It takes three different employees to prep the ingredients for Obon's intergalactic cocktail menu. The downtown sushi bar makes everything from scratch (including the liquid "blood bits" on the zombie drink), so on Sundays the team will get together to dehydrate pineapples and cut up onions for the Japanese liqueur.
It takes them five hours.
But of course it's worth it, because when they're done the onions become the star ingredient in the Kung Füd, a showy beer cocktail that tastes rather like a "cheese plate," according to beverage director Matt Martinez. The onions are caramelized and then infused with shochu, a Japanese spirit made from fermented rice. (The shochu is actually produced in California at the Bay Area distillery St. George Spirits.) Oatmeal stout adds a chocolaty layer at the top of the cocktail, balancing out the sweet raspberry and the unadulterated funk of the onions.

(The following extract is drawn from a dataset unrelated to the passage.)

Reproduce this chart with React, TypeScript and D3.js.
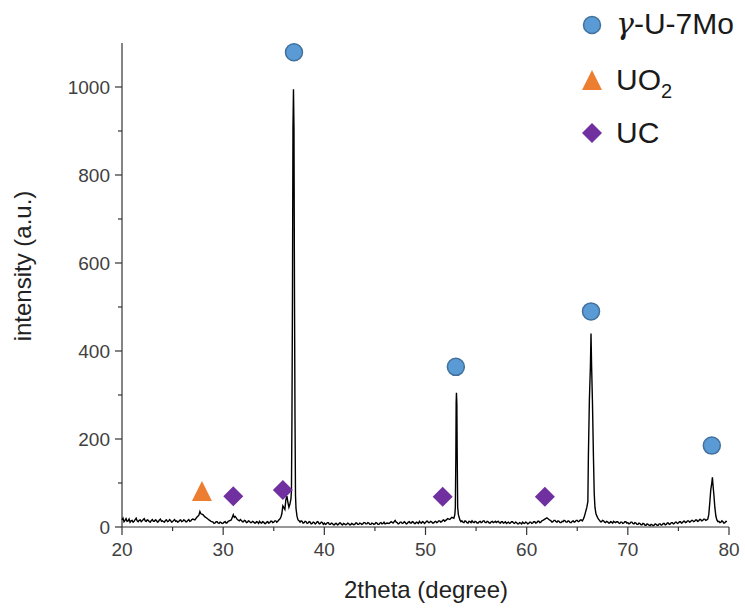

Obon's house mixologist Martinez developed the menu along with the restaurant's bar manager Marlee Palmer. She's the one responsible for the squid ink cocktail with the edible glitter (pictured up top). The Space Oddity is dedicated to David Bowie and is pitch black like motor oil, with sparkly silver weaves of corn starch "pearl dust" that resemble a floating galaxy. (She originally found them at a Michaels craft store.)
The Space Oddity really doesn't look like something you'd drink, but the creation is actually rather tasty. It is sweet and syrupy with a lemony tang, perhaps from the apple brandy she puts in there. Other than color, the squid ink just adds a tiny bit of saltiness and that's it. Surprise, no fishy flavor!
If it seems like this article is all over the place, that's because it is. Obon's menu runs the gamut of contemporary cocktail trends, with nods to tiki culture, Japanese kitsch and the world of Mexican mescal (check out the Elote Libre with a corn spiced rim). Martinez said that they dreamed up each cocktail like they would a dish of food.
"If there's an ingredient we're really stoked about, we want to play around with it," he said.
The Zonbi cocktail started like that, with the edible brain. Matt had the idea to make a coconut flavored jello shot with a brain mold, and then spray some cocktail bitters on top to look like blood. (Hence the "blood bits".) The rest of the cocktail is simple, with a blend of three rums and some cinnamon butter syrup they call Cinnabon. It's sweet and boozy like any good tiki drink should be. Oh yeah, and they put absinthe in there, because, why not!